The world renowned Beauty and Melody Orchestra from Sichuan, China, will be joined by a star-studded line up of Australian musicians, including David Berlin, principal cello of the Melbourne Symphony Orchestra; violinist Vivien Jeffrey, who is also Deputy Concertmaster of the Australian Opera; internationally acclaimed classical flautist Jane Rutter; and the highly talented Hugh Fraser on double bass.

On a floating stage in the middle of the Garden’s pond, the internationally acclaimed musicians will bring their intoxicating music to an audience of up to 200 each night.

Lord Mayor Clover Moore said the fusion of eastern and western culture is part of what makes Sydney’s Chinese New Year Festival unique.

“Music is the international language, so what better way to break down barriers and bring communities together, by making music a highlight of this year’s Chinese New Year Festival,” the Lord Mayor said.

“Celebrating Sydney’s rich Asian heritage and culture, this year’s festival will bring a diverse mix of music to the streets of Sydney to entertain and inspire, and ring in the Year of the Rooster.

“From modest beginnings, our Chinese New Year Festival has grown to become the largest celebration of Lunar New Year outside of Asia. Last year’s festival attracted 1.3 million people who came to celebrate proud cultural traditions in a modern Australian setting.”

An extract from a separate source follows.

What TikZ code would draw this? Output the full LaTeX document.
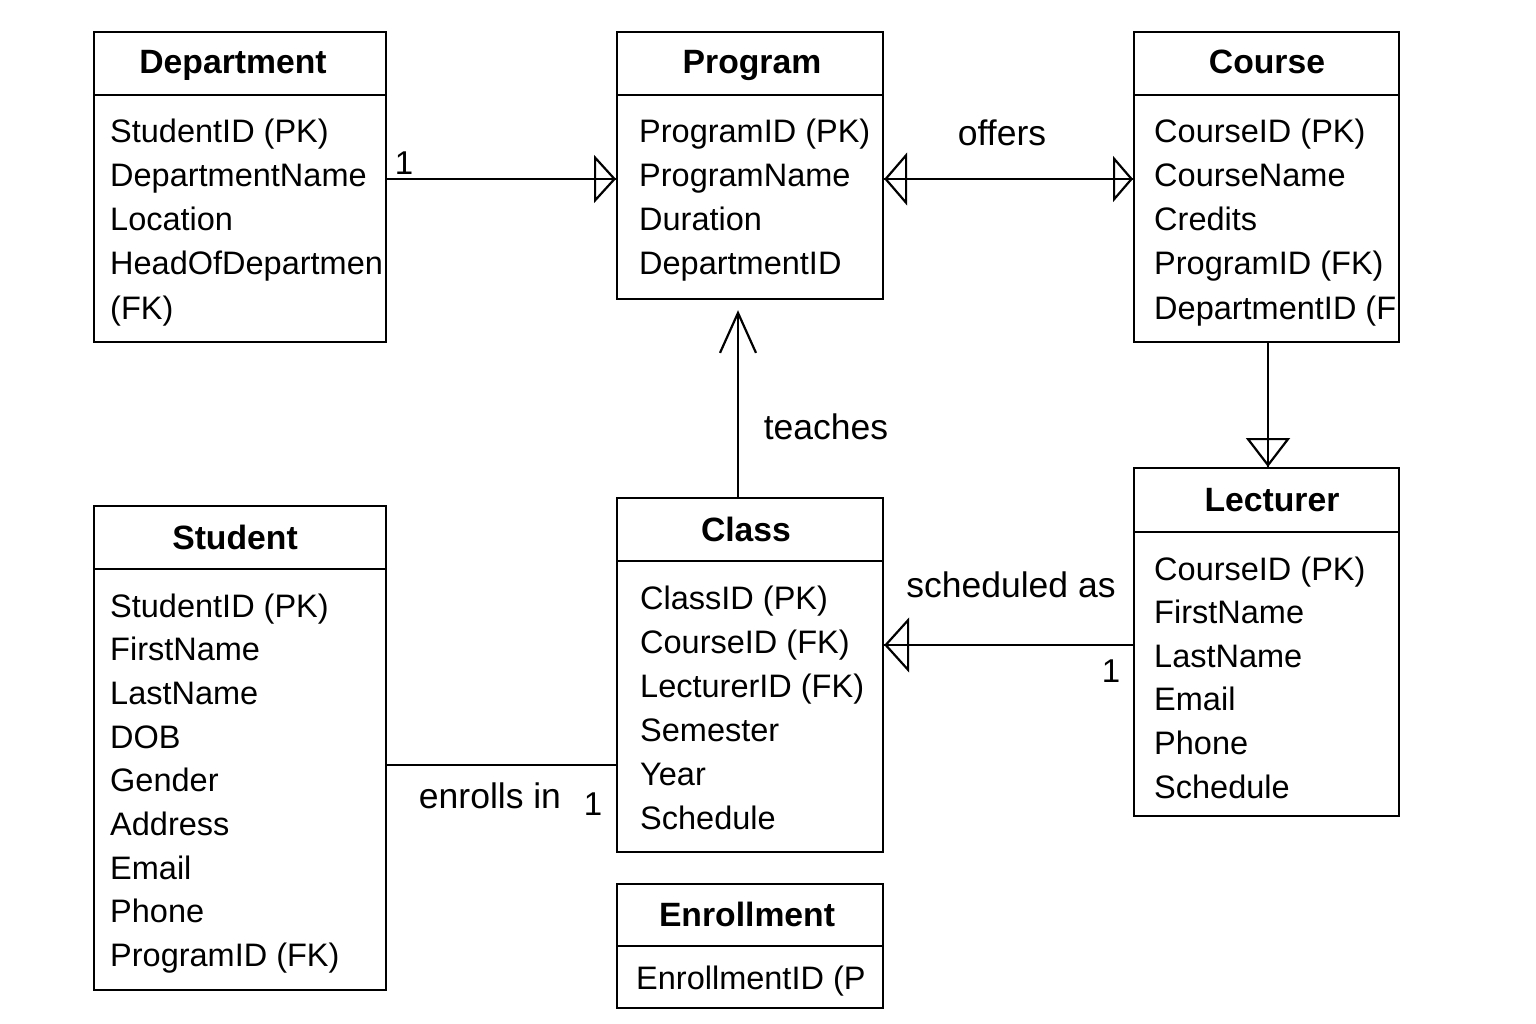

Mr Huie lived and worked in Hong Kong and Shanghai from 1991 to 2009. He composed music for films and TV commercials, released albums recreating the sounds of Shanghai jazz in the 1930s, and also met his Hong Kong born wife, Grace Fong.

“I was surrounded by Chinese instruments all the time, so I began using the Pipa, Erhu and Guquin in my work. I gradually started writing for those instruments and became familiar with what they can and can’t do,” he said.

“You’ve really just got to experiment and that’s what I was doing for all those years. It was a fantastic journey and it’s still ongoing. China is a massive place and you can’t stop learning.”

Produced by the China Cultural Centre (Sydney), in partnership with the Chinese Garden of Friendship, Chinese Garden Chamber Music is just one of many performances to be held across the city as part of City of Sydney’s Chinese New Year Festival.

There is a spectacular line-up of musical performances, from the world renowned conductor Tan Dun leading the Sydney Symphony Orchestra at the Sydney Opera House, to chilled-out Sunday sessions at the Art Gallery of NSW with Chinese-Australian contemporary musician, Marcus Whale.

Appearing for the second time as part of the City of Sydney’s Chinese New Year celebrations, Chinese Contemporary classical composer and conductor Tan Dun, best known for his scores for the movies Crouching Tiger, Hidden Dragon and Hero, will join the Sydney Symphony Orchestra to conduct a one-night only event – Music under the Moon.